Box<dyn ...> enables the Bridge Pattern

Continouing the series about design patterns today I wanted to explore the Bridge pattern. Reading the GOF book it states “Decouple an abstraction from its implementation so that the two can vary indepedently”. In Rust, the use of Box<dyn ...> makes it easier to implement the Bridge Pattern due to its ability to handle dynamic dispatch and encapsulate different implementations behind a uniform interface.

The Bridge Pattern is a structural design pattern that separates the abstraction from its implementation. This separation allows you to change both the abstraction and the implementation independently without affecting each other.

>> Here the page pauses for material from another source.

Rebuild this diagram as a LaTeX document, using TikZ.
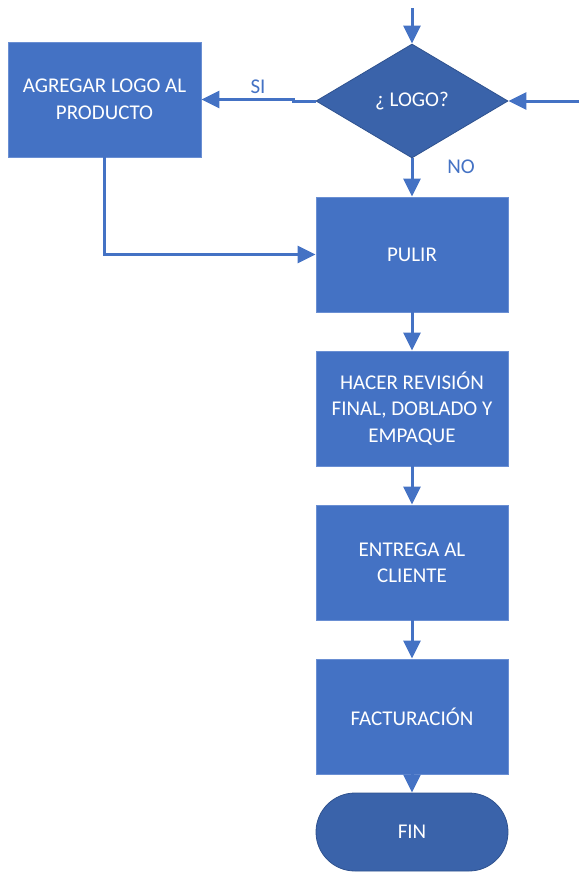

Key Components of the Bridge Pattern:

• Abstraction: An abstract class or interface defining the high-level operations.
• Refined Abstraction: A class that extends the abstraction to add more functionalities.
• Implementor: An interface for the implementation classes.
• Concrete Implementors: Classes that implement the Implementor interface and provide the concrete behavior.

Example

Let’s consider a scenario where we have different types of bank accounts (like SavingsAccount and CheckingAccount) and different types of account operations (like Deposit and Withdraw). We want to decouple the accounts from the operations so that we can mix and match them independently.

Implementor trait

trait AccountOperation {
    fn execute(&self, amount: f64) -> String;
}

Concreate implementors

struct Deposit;
struct Withdraw;

impl AccountOperation for Deposit {
    fn execute(&self, amount: f64) -> String {
        format!("Deposited ${}", amount)
    }
}

impl AccountOperation for Withdraw {
    fn execute(&self, amount: f64) -> String {
        format!("Withdrew ${}", amount)
    }
}

Abstraction Trait

trait BankAccount {
    fn perform_operation(&self, amount: f64) -> String;
}

Refined abstractions

struct SavingsAccount {
    operation: Box<dyn AccountOperation>,
}

struct CheckingAccount {
    operation: Box<dyn AccountOperation>,
}

impl SavingsAccount {
    fn new(operation: Box<dyn AccountOperation>) -> Self {
        SavingsAccount { operation }
    }
}

impl CheckingAccount {
    fn new(operation: Box<dyn AccountOperation>) -> Self {
        CheckingAccount { operation }
    }
}

impl BankAccount for SavingsAccount {
    fn perform_operation(&self, amount: f64) -> String {
        format!("Savings Account: {}", self.operation.execute(amount))
    }
}

impl BankAccount for CheckingAccount {
    fn perform_operation(&self, amount: f64) -> String {
        format!("Checking Account: {}", self.operation.execute(amount))
    }
}

Using the brindge

fn main() {
    let deposit = Box::new(Deposit);
    let withdraw = Box::new(Withdraw);

    let savings_account = SavingsAccount::new(deposit);
    let checking_account = CheckingAccount::new(withdraw);

    println!("{}", savings_account.perform_operation(100.0));
    println!("{}", checking_account.perform_operation(50.0));
}

How Box<dyn ...> Facilitates the Bridge Pattern

• Dynamic Dispatch: The Box<dyn …> allows for dynamic dispatch, meaning the method to be called is determined at runtime. This is crucial for implementing the Bridge Pattern as it allows the abstraction to call the correct implementation methods without knowing the concrete class.
• Encapsulation: Box<dyn …> encapsulates the implementation details, adhering to the principle of hiding the complexities of the implementation from the client.
• Flexibility: With Box<dyn …>, we can easily swap out different implementations without changing the client code.